Posted August. 13, 2005 03:06,   


Shin Soo-bum, the eldest son of Danjae Shin Chae-ho and husband of Lee, was born in Beijing, China, in 1921, and came to Korea the next year. Danjae had three sons and one daughter, but all except the eldest son died when they were young.

Park Ja-hye, a wife of Danjae, tried to enter her son, Su-bum, in the family’s register to send him to school in 1933 when he was 12 years old.

However, Danjae, who felt ashamed, refused to enter his name in the family register which was made under the 1912 “Joseon Civil Order” during Japanese colonial rule, leaving Su-bum on his maternal grandfather’s family register. Su-bum had to live like an out-of-wedlock child with no name on the line for the father’s name in the family register.

Lee, who married Su-bum in 1967, has struggled to make the family register with names of Danjae, her husband and her son together for about 40 years since marriage.

Lee recalls that “I visited relevant authorities and explained the family’s unique circumstances with Danjae’s genealogy and his pictures only to hear ‘it was his own decision to fight for national independence,’ and my efforts were refused.” In frustration, she filed a lawsuit and in 1986, the Seoul Family Court sanctioned Su-bum’s revision in the family register. The blank was replaced with his father’s name. It was no other than Shin Chae-ho (alias Danjae), the renowned historian who fought for the nation’s sovereignty. Yet this was not the end of the story.

With an imperfect family registry, Shin Chae-ho was recognized as Su-bum’s father but not as the head of the family in the register. This brought about a dumbfounding incident.

In 1991, when Su-bum died, a man came to Lee who claimed to be Su-bum’s son.
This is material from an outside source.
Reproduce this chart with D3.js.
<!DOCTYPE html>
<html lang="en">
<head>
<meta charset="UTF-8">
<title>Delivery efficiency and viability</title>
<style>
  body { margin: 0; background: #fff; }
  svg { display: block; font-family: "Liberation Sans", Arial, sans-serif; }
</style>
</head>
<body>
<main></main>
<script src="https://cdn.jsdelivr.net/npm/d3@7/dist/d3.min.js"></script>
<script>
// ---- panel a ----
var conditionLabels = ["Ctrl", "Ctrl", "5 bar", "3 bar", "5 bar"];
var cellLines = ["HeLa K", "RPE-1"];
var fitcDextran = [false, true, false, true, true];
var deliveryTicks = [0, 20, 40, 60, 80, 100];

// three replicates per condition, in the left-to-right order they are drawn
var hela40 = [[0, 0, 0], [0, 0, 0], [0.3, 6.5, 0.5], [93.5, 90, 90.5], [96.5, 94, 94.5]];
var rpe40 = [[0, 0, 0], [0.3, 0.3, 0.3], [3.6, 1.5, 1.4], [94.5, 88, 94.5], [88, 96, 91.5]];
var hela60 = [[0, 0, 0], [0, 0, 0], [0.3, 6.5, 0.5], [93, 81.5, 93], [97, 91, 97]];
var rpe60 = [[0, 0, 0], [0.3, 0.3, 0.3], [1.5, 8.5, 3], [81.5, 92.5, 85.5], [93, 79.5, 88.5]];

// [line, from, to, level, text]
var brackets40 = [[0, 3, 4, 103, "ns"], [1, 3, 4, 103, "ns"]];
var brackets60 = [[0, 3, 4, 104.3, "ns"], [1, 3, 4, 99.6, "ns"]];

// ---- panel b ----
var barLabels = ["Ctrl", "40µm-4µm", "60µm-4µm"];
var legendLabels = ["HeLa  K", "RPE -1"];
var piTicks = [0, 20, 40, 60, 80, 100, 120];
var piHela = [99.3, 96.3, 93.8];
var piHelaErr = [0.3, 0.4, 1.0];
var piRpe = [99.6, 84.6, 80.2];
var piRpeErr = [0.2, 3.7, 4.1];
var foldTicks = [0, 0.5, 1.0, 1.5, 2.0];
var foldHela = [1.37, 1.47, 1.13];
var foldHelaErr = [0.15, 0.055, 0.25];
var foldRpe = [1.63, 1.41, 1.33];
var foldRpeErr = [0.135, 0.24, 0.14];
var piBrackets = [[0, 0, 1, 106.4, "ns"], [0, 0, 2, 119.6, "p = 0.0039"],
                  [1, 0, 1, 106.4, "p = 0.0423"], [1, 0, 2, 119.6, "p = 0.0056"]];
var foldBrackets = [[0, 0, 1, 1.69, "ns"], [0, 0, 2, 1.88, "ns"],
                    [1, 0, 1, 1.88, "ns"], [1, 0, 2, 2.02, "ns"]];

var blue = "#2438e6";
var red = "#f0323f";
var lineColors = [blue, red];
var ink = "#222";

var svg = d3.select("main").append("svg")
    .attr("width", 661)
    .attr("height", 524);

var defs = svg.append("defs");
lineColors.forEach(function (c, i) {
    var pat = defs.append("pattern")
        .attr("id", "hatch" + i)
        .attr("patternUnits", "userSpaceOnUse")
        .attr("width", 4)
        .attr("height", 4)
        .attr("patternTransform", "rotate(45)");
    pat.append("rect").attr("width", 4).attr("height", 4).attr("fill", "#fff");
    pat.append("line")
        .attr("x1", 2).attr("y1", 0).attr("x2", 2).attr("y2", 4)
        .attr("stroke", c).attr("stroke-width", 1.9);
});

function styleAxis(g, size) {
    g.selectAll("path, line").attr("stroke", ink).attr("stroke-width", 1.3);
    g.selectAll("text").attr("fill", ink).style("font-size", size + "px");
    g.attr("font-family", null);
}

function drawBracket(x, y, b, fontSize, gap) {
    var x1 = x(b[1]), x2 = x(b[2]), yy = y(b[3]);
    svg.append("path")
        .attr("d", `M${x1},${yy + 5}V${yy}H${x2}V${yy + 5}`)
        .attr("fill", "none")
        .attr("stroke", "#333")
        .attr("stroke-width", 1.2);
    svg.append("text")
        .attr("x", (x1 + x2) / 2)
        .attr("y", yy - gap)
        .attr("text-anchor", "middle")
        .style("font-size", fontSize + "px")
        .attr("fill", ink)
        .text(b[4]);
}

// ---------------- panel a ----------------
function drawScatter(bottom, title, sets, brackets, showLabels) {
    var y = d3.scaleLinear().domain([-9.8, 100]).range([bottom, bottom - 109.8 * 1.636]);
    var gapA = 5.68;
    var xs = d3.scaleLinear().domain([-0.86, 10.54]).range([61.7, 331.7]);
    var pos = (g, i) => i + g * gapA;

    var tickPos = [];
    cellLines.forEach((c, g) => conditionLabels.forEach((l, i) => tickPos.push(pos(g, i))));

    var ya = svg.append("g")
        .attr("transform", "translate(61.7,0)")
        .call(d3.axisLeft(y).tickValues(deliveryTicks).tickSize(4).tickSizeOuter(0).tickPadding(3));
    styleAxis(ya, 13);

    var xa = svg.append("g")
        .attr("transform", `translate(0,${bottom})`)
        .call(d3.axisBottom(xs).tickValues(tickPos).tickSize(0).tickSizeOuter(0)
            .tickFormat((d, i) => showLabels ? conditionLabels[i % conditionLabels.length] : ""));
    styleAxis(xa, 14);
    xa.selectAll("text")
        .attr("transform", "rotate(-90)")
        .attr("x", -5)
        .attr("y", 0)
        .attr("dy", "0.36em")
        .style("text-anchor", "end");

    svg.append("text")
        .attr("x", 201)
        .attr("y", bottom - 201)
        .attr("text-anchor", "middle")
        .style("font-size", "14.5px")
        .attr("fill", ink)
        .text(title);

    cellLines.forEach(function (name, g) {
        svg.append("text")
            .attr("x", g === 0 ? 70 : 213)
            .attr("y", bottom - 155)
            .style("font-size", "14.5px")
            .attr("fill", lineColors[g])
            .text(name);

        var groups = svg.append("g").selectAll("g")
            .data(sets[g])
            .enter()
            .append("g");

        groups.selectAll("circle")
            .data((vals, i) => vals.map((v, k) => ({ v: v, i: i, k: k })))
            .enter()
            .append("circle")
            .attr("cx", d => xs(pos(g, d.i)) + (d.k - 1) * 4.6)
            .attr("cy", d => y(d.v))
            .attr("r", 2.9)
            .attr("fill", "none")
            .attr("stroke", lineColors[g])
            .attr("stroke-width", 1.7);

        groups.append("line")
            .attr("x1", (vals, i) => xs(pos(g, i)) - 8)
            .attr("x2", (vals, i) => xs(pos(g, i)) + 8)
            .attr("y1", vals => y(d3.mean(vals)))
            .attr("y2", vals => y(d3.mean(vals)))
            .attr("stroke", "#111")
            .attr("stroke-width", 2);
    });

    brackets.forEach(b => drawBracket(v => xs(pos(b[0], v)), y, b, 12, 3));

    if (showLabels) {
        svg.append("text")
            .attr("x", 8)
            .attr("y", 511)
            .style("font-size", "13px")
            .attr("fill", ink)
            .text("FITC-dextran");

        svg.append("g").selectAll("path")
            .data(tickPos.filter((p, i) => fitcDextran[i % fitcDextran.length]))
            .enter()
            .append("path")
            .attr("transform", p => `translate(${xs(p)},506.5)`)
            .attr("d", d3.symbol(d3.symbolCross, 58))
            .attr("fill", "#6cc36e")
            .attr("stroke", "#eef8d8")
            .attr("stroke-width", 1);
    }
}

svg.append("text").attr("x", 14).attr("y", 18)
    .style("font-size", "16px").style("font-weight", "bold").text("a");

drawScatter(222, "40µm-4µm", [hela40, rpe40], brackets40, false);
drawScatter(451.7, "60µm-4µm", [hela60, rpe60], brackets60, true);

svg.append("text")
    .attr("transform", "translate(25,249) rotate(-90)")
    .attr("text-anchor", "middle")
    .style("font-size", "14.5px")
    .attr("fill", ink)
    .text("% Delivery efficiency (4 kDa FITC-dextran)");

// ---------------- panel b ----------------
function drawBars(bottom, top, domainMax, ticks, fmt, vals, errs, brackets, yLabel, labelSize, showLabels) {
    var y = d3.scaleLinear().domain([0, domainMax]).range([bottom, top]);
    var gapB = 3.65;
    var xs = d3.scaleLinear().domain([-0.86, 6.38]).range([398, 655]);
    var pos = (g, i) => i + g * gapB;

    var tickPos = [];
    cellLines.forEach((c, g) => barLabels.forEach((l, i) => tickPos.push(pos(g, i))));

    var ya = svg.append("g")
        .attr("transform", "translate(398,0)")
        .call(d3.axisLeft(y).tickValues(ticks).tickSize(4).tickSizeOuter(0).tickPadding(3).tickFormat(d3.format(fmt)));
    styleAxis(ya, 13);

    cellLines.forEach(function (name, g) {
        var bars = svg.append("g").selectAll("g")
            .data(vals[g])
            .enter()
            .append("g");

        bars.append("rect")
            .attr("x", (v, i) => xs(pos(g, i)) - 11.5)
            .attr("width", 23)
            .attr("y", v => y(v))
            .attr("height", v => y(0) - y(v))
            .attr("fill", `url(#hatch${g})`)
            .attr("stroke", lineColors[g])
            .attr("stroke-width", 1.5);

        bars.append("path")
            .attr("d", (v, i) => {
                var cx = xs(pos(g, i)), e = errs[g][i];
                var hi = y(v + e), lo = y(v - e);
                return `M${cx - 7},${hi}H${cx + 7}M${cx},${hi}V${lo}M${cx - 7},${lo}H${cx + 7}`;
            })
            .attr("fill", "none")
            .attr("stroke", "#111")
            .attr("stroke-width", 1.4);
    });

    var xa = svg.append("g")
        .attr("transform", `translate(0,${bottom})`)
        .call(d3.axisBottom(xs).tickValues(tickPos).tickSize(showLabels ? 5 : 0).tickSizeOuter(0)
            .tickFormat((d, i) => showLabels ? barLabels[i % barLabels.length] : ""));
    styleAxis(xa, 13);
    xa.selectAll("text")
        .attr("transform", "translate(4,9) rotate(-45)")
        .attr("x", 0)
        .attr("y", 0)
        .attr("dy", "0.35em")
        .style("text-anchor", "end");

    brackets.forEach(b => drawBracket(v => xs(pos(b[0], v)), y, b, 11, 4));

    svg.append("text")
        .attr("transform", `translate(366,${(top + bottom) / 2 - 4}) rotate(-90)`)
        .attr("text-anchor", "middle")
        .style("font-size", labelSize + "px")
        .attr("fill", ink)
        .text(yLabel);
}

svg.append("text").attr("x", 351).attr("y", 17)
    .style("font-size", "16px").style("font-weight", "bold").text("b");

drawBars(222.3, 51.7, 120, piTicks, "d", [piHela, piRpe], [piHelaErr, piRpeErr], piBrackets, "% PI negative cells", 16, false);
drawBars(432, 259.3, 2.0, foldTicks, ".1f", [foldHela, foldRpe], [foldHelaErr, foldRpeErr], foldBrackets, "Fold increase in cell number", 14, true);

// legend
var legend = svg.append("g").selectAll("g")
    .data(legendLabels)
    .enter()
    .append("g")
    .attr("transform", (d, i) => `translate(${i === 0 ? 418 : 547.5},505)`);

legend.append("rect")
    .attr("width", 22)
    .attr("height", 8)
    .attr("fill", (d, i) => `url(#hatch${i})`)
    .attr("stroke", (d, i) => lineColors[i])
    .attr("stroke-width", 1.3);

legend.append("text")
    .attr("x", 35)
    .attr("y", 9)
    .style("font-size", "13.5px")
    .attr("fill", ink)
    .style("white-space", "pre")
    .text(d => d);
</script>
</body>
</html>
The document he brought to Lee said Danjae was the strange man’s former head of the family.

It took 10 years for Lee to go through lawsuits and find out he was an imposter. Lee had to take two pieces of bone from Su-bum’s dead body in the grave and send the pieces in for genetic checks. Lee finally verified that the impostor was not Su-bum’s son. The fraudster tried to take 2,000 pyeong of land in Cheongwon-gun, North Chungcheong Province that Danjae left to his family.

To get her son recognized as Danjae’s grandson, Lee filed a separate lawsuit and the court accepted her request.

Lee is now undergoing stomach cancer treatments with which she was diagnosed last year. She said she’s sick because she has undergone pain and suffering as a daughter-in-law of a fighter for national independence. However, she has a lot to do. She moved Danjae’s grave in Cheongwon-gun temporarily to a nearby place last September.

“The grave was crumbling but the government turned a blind eye. Rather, officials blocked me from mending it, citing the grave is a monument of the province,” said Lee. She went on to say that “the medal the nation awarded to Danjae means nothing in that the government is doing nothing when his descendents are suffering and his grave is abandoned.”